### [What to do]
All of the lines below are to be transcribed faithfully, with pictures excluded from the copy.

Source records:

— Start —

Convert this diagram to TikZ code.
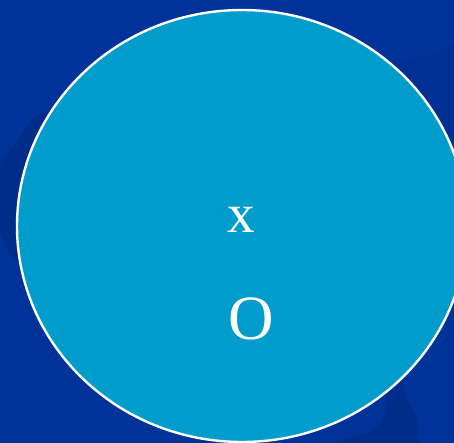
\documentclass[tikz,border=0pt]{standalone}
\usepackage{fontspec}
\setmainfont{Liberation Serif}
\definecolor{bgblue}{RGB}{0,51,153}
\definecolor{shadowblue}{RGB}{0,44,138}
\definecolor{shadowfaint}{RGB}{0,48,148}
\definecolor{discblue}{RGB}{0,156,204}
\tikzset{
  disc/.style={fill=discblue, draw=white, line width=2.4pt},
  lbl/.style={text=white, inner sep=0pt},
}
\begin{document}
\begin{tikzpicture}[x=1pt,y=-1pt]
\useasboundingbox (0,0) rectangle (454,443);
\fill[bgblue] (0,0) rectangle (454,443);
\begin{scope}
\clip (0,0) rectangle (454,443);
% faint shadow top right
\fill[shadowfaint] plot[smooth cycle, tension=0.7] coordinates {(370,80) (420,58) (480,50) (500,150) (430,200)};
% main shadow
\fill[shadowblue] plot[smooth cycle, tension=0.6] coordinates {(80,110) (10,150) (-6,200) (5,245) (22,264) (80,300) (250,370) (370,372) (386,393) (377,427) (333,445) (320,480) (420,480) (418,440) (417,418) (405,392) (390,330) (300,220)};
\end{scope}
\draw[disc] (242,226) ellipse [x radius=225, y radius=216];
\node[lbl, font=\fontsize{55}{62}\selectfont] (x) at (241,219.5) {x};
\node[lbl, font=\fontsize{63}{72}\selectfont] (o) at (251,318.5) {O};
\end{tikzpicture}
\end{document}
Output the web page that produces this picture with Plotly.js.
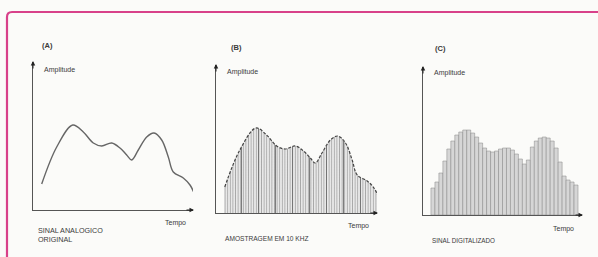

— End —

### [Exercise answer]
Convert this diagram to TikZ code.
\documentclass[tikz,border=0pt]{standalone}
\usepackage{fontspec}
\setmainfont{Liberation Serif}
\definecolor{bgblue}{RGB}{0,51,153}
\definecolor{shadowblue}{RGB}{0,44,138}
\definecolor{shadowfaint}{RGB}{0,48,148}
\definecolor{discblue}{RGB}{0,156,204}
\tikzset{
  disc/.style={fill=discblue, draw=white, line width=2.4pt},
  lbl/.style={text=white, inner sep=0pt},
}
\begin{document}
\begin{tikzpicture}[x=1pt,y=-1pt]
\useasboundingbox (0,0) rectangle (454,443);
\fill[bgblue] (0,0) rectangle (454,443);
\begin{scope}
\clip (0,0) rectangle (454,443);
% faint shadow top right
\fill[shadowfaint] plot[smooth cycle, tension=0.7] coordinates {(370,80) (420,58) (480,50) (500,150) (430,200)};
% main shadow
\fill[shadowblue] plot[smooth cycle, tension=0.6] coordinates {(80,110) (10,150) (-6,200) (5,245) (22,264) (80,300) (250,370) (370,372) (386,393) (377,427) (333,445) (320,480) (420,480) (418,440) (417,418) (405,392) (390,330) (300,220)};
\end{scope}
\draw[disc] (242,226) ellipse [x radius=225, y radius=216];
\node[lbl, font=\fontsize{55}{62}\selectfont] (x) at (241,219.5) {x};
\node[lbl, font=\fontsize{63}{72}\selectfont] (o) at (251,318.5) {O};
\end{tikzpicture}
\end{document}
Output the web page that produces this picture with Plotly.js.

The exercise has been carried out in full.